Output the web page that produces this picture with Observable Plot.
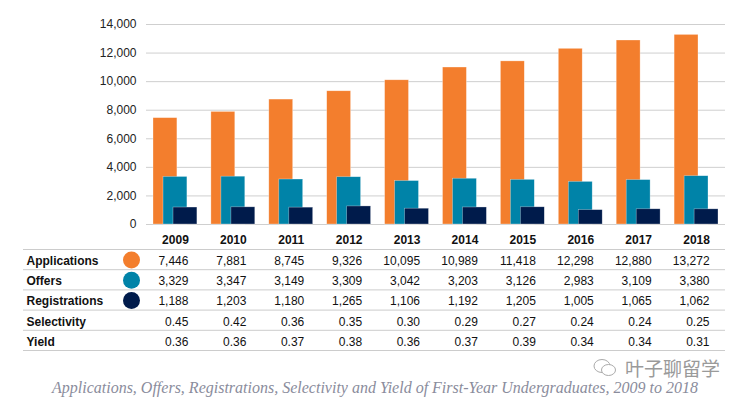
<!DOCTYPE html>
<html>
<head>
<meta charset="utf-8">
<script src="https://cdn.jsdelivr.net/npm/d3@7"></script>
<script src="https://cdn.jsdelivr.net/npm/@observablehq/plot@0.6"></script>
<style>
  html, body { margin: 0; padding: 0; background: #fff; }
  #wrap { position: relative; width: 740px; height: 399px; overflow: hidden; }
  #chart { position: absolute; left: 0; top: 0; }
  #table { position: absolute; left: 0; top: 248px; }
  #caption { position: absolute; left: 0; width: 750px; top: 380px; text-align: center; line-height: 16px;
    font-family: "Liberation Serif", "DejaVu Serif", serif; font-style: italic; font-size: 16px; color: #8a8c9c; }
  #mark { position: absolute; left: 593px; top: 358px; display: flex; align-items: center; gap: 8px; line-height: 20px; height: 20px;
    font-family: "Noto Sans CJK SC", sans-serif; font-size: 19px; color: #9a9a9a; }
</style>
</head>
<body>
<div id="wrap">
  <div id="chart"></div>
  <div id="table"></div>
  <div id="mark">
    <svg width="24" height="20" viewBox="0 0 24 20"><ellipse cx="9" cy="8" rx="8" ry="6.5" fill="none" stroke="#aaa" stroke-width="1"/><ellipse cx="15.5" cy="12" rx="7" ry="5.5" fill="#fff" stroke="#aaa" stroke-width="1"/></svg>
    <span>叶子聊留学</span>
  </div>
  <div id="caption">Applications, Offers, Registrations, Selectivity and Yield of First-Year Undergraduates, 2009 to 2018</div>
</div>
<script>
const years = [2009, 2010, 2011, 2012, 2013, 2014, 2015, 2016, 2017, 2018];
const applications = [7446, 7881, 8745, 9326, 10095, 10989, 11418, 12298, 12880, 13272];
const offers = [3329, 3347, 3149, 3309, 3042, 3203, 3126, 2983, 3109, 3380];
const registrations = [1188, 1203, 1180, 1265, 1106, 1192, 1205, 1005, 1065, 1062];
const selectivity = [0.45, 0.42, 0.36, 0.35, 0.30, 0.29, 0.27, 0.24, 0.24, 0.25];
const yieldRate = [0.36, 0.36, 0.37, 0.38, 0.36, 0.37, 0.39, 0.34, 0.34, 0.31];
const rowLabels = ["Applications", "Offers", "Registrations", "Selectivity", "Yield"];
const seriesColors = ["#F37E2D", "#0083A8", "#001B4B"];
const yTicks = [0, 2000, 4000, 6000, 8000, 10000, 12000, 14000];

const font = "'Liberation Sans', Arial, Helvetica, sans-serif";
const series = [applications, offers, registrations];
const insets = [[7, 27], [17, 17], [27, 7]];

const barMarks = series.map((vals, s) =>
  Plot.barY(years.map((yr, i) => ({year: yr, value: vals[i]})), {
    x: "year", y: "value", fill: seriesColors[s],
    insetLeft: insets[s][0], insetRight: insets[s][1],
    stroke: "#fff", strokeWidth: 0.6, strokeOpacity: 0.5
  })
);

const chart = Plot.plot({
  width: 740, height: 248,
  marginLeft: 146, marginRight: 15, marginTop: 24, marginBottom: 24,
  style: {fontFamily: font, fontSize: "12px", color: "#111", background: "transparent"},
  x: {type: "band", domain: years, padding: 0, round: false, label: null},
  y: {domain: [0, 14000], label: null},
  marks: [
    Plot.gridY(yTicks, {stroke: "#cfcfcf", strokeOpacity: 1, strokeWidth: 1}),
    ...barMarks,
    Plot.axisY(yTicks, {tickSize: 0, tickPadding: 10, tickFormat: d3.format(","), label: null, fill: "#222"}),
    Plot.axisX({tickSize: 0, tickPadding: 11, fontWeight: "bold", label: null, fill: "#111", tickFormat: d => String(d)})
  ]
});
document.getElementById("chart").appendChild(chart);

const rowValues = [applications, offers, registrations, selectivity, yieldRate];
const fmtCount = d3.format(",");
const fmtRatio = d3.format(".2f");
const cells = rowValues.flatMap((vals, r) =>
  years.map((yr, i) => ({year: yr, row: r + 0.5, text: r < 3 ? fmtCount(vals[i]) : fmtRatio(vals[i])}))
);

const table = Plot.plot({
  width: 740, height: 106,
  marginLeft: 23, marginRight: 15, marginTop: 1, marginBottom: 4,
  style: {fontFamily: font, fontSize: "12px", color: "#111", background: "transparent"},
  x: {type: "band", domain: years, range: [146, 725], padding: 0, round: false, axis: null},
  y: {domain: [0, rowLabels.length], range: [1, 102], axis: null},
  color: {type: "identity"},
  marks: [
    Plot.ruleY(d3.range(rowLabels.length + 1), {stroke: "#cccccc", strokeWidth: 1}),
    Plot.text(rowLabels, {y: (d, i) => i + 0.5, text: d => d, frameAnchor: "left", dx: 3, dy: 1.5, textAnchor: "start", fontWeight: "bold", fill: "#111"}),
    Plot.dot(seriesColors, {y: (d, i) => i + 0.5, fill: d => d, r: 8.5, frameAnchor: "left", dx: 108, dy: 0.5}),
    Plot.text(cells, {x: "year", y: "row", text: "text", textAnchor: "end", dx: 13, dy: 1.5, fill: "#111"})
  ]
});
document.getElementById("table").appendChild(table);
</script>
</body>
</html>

* * *

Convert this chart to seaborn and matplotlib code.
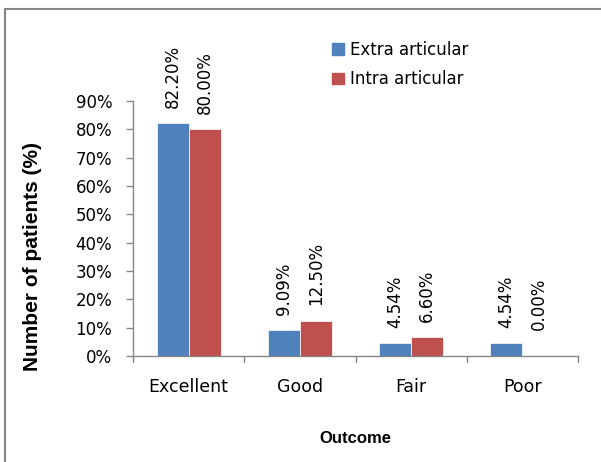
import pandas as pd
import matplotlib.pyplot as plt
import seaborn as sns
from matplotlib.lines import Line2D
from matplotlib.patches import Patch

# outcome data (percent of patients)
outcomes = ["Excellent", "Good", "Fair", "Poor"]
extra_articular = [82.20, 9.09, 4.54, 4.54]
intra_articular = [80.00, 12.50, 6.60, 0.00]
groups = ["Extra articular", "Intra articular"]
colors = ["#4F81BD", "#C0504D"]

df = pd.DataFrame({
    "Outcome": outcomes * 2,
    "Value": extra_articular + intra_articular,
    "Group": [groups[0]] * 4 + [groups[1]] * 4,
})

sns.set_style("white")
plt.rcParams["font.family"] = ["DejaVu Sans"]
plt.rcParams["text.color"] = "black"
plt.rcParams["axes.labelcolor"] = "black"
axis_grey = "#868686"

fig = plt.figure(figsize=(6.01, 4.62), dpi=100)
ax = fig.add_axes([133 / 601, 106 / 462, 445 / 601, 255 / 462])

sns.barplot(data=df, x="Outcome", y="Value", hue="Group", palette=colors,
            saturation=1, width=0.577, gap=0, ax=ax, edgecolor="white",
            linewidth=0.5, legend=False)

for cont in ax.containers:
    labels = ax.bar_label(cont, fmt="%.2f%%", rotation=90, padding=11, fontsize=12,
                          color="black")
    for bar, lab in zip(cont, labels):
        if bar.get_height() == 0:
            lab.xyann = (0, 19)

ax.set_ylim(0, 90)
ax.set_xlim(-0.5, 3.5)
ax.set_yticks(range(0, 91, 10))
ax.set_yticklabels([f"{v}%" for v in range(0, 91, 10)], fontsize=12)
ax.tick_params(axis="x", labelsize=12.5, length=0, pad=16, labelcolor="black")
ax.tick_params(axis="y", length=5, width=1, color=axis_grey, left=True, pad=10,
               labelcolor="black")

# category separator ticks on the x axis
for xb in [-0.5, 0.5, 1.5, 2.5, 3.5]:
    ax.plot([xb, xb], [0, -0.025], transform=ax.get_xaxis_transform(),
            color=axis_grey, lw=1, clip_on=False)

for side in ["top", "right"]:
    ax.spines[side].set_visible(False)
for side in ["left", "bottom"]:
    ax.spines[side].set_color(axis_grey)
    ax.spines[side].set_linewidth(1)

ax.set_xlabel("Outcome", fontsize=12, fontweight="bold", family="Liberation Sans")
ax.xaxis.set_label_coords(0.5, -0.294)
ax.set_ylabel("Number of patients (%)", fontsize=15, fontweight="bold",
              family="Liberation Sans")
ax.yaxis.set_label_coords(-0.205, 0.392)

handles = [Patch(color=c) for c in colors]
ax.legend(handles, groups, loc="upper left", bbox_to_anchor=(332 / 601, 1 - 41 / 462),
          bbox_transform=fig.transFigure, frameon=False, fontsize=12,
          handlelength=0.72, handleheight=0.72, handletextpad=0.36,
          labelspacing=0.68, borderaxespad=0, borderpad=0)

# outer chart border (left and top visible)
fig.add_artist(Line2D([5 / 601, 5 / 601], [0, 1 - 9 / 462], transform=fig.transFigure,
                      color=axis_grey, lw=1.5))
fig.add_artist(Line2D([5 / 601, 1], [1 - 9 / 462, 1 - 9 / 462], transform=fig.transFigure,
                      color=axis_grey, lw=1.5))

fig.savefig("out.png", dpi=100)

= AIM =
Find the lines that include the string "this", then copy each of them.

= RESULT =
Output the web page that produces this picture with Observable Plot.
Convert this chart to seaborn and matplotlib code.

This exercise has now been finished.